Data section:
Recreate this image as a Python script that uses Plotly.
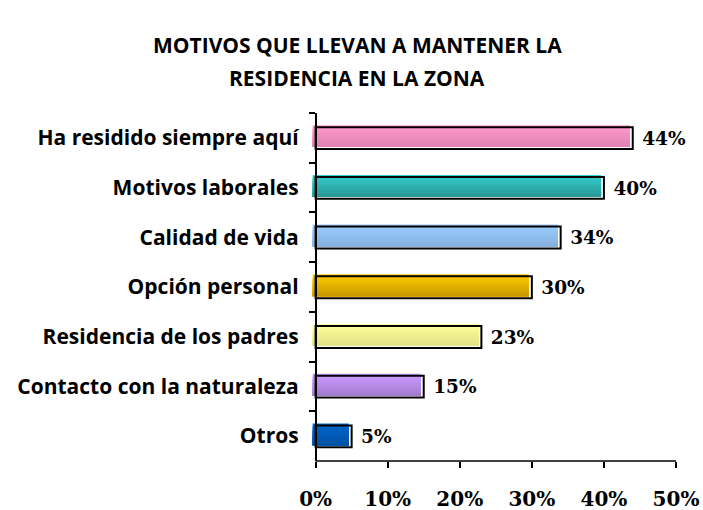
import plotly.graph_objects as go

# ---- data ----
categories = [
    "Ha residido siempre aquí",
    "Motivos laborales",
    "Calidad de vida",
    "Opción personal",
    "Residencia de los padres",
    "Contacto con la naturaleza",
    "Otros",
]
values = [44, 40, 34, 30, 23, 15, 5]
tick_values = [0, 10, 20, 30, 40, 50]
tick_labels = ["0%", "10%", "20%", "30%", "40%", "50%"]

# ---- style ----
top_colors = ["#FF9ACC", "#33CCCC", "#99CCFF", "#FFCC00", "#FFFF99", "#CC99FF", "#0066CC"]
bottom_colors = ["#E182B2", "#2A9999", "#86B2E0", "#C99A00", "#E2E288", "#A47DD2", "#0052A6"]

def hex2rgb(h):
    h = h.lstrip("#")
    return tuple(int(h[i:i + 2], 16) for i in (0, 2, 4))

def mix(c1, c2, t):
    a, b = hex2rgb(c1), hex2rgb(c2)
    return "rgb(%d,%d,%d)" % tuple(round(a[k] + (b[k] - a[k]) * t) for k in range(3))

bar_w = 0.44
shift = 0.035
n_strips = 12
fill_base = -0.4
x_range = [-0.5, 50]
L, R, T, B = 312, 27, 113, 49
W, H = 703, 510

fig = go.Figure()

for i in range(n_strips):
    t = i / (n_strips - 1)
    fig.add_trace(go.Bar(
        orientation="h",
        y=categories,
        x=values,
        base=fill_base,
        width=bar_w - i * bar_w / n_strips,
        offset=-bar_w / 2 - shift + i * bar_w / n_strips,
        marker=dict(color=[mix(tc, bc, t) for tc, bc in zip(top_colors, bottom_colors)],
                    line=dict(width=0)),
        hoverinfo="skip",
        showlegend=False,
    ))

fig.add_trace(go.Bar(
    orientation="h",
    y=categories,
    x=values,
    base=0,
    width=bar_w,
    offset=-bar_w / 2 + 0.005,
    marker=dict(color="rgba(0,0,0,0)", line=dict(color="black", width=2)),
    text=[f"\u00a0{v}%" for v in values],
    textposition="outside",
    cliponaxis=False,
    textfont=dict(family="DejaVu Serif", size=22, color="black", weight="bold"),
    showlegend=False,
))

fig.add_shape(type="line", xref="x", yref="paper", x0=0, x1=50, y0=0, y1=0,
              line=dict(color="black", width=1.5))

title_x = (357 - L) / (W - L - R)
fig.add_annotation(text="<b>MOTIVOS QUE LLEVAN A MANTENER LA</b>", xref="paper", yref="paper",
                   x=title_x, y=1, showarrow=False, xanchor="center", yanchor="middle",
                   font=dict(family="Open Sans", size=21, color="black"),
                   yshift=68)
fig.add_annotation(text="<b>RESIDENCIA EN LA ZONA</b>", xref="paper", yref="paper",
                   x=title_x, y=1, showarrow=False, xanchor="center", yanchor="middle",
                   font=dict(family="Open Sans", size=21, color="black"),
                   yshift=35)

pos = (0 - x_range[0]) / (x_range[1] - x_range[0])

fig.update_layout(
    width=W, height=H,
    margin=dict(l=L, r=R, t=T, b=B, autoexpand=False),
    paper_bgcolor="white", plot_bgcolor="white",
    barmode="overlay",
    xaxis=dict(range=x_range, tickvals=tick_values, ticktext=tick_labels, automargin=False,
               showgrid=False, zeroline=False, showline=False,
               ticks="outside", ticklen=6, tickwidth=1.5, tickcolor="black",
               ticklabelstandoff=14,
               tickfont=dict(family="DejaVu Serif", size=20, color="black", weight="bold")),
    yaxis=dict(type="category", categoryorder="array", categoryarray=categories,
               autorange="reversed", anchor="free", position=pos, automargin=False,
               showgrid=False, zeroline=False, showline=True, linecolor="black", linewidth=1.5,
               ticks="outside", tickson="boundaries", ticklen=6, tickwidth=1.5, tickcolor="black",
               ticklabelstandoff=12,
               tickfont=dict(family="Open Sans", size=21, color="black", weight="bold")),
)

fig.write_html("out.html", config={"displayModeBar": False},
               post_script="document.body.style.margin='0';")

Exercise:
Reproduce the whole listing exactly, but not the images in it.

The solution:
Recreate this image as a Python script that uses Plotly.
import plotly.graph_objects as go

# ---- data ----
categories = [
    "Ha residido siempre aquí",
    "Motivos laborales",
    "Calidad de vida",
    "Opción personal",
    "Residencia de los padres",
    "Contacto con la naturaleza",
    "Otros",
]
values = [44, 40, 34, 30, 23, 15, 5]
tick_values = [0, 10, 20, 30, 40, 50]
tick_labels = ["0%", "10%", "20%", "30%", "40%", "50%"]

# ---- style ----
top_colors = ["#FF9ACC", "#33CCCC", "#99CCFF", "#FFCC00", "#FFFF99", "#CC99FF", "#0066CC"]
bottom_colors = ["#E182B2", "#2A9999", "#86B2E0", "#C99A00", "#E2E288", "#A47DD2", "#0052A6"]

def hex2rgb(h):
    h = h.lstrip("#")
    return tuple(int(h[i:i + 2], 16) for i in (0, 2, 4))

def mix(c1, c2, t):
    a, b = hex2rgb(c1), hex2rgb(c2)
    return "rgb(%d,%d,%d)" % tuple(round(a[k] + (b[k] - a[k]) * t) for k in range(3))

bar_w = 0.44
shift = 0.035
n_strips = 12
fill_base = -0.4
x_range = [-0.5, 50]
L, R, T, B = 312, 27, 113, 49
W, H = 703, 510

fig = go.Figure()

for i in range(n_strips):
    t = i / (n_strips - 1)
    fig.add_trace(go.Bar(
        orientation="h",
        y=categories,
        x=values,
        base=fill_base,
        width=bar_w - i * bar_w / n_strips,
        offset=-bar_w / 2 - shift + i * bar_w / n_strips,
        marker=dict(color=[mix(tc, bc, t) for tc, bc in zip(top_colors, bottom_colors)],
                    line=dict(width=0)),
        hoverinfo="skip",
        showlegend=False,
    ))

fig.add_trace(go.Bar(
    orientation="h",
    y=categories,
    x=values,
    base=0,
    width=bar_w,
    offset=-bar_w / 2 + 0.005,
    marker=dict(color="rgba(0,0,0,0)", line=dict(color="black", width=2)),
    text=[f"\u00a0{v}%" for v in values],
    textposition="outside",
    cliponaxis=False,
    textfont=dict(family="DejaVu Serif", size=22, color="black", weight="bold"),
    showlegend=False,
))

fig.add_shape(type="line", xref="x", yref="paper", x0=0, x1=50, y0=0, y1=0,
              line=dict(color="black", width=1.5))

title_x = (357 - L) / (W - L - R)
fig.add_annotation(text="<b>MOTIVOS QUE LLEVAN A MANTENER LA</b>", xref="paper", yref="paper",
                   x=title_x, y=1, showarrow=False, xanchor="center", yanchor="middle",
                   font=dict(family="Open Sans", size=21, color="black"),
                   yshift=68)
fig.add_annotation(text="<b>RESIDENCIA EN LA ZONA</b>", xref="paper", yref="paper",
                   x=title_x, y=1, showarrow=False, xanchor="center", yanchor="middle",
                   font=dict(family="Open Sans", size=21, color="black"),
                   yshift=35)

pos = (0 - x_range[0]) / (x_range[1] - x_range[0])

fig.update_layout(
    width=W, height=H,
    margin=dict(l=L, r=R, t=T, b=B, autoexpand=False),
    paper_bgcolor="white", plot_bgcolor="white",
    barmode="overlay",
    xaxis=dict(range=x_range, tickvals=tick_values, ticktext=tick_labels, automargin=False,
               showgrid=False, zeroline=False, showline=False,
               ticks="outside", ticklen=6, tickwidth=1.5, tickcolor="black",
               ticklabelstandoff=14,
               tickfont=dict(family="DejaVu Serif", size=20, color="black", weight="bold")),
    yaxis=dict(type="category", categoryorder="array", categoryarray=categories,
               autorange="reversed", anchor="free", position=pos, automargin=False,
               showgrid=False, zeroline=False, showline=True, linecolor="black", linewidth=1.5,
               ticks="outside", tickson="boundaries", ticklen=6, tickwidth=1.5, tickcolor="black",
               ticklabelstandoff=12,
               tickfont=dict(family="Open Sans", size=21, color="black", weight="bold")),
)

fig.write_html("out.html", config={"displayModeBar": False},
               post_script="document.body.style.margin='0';")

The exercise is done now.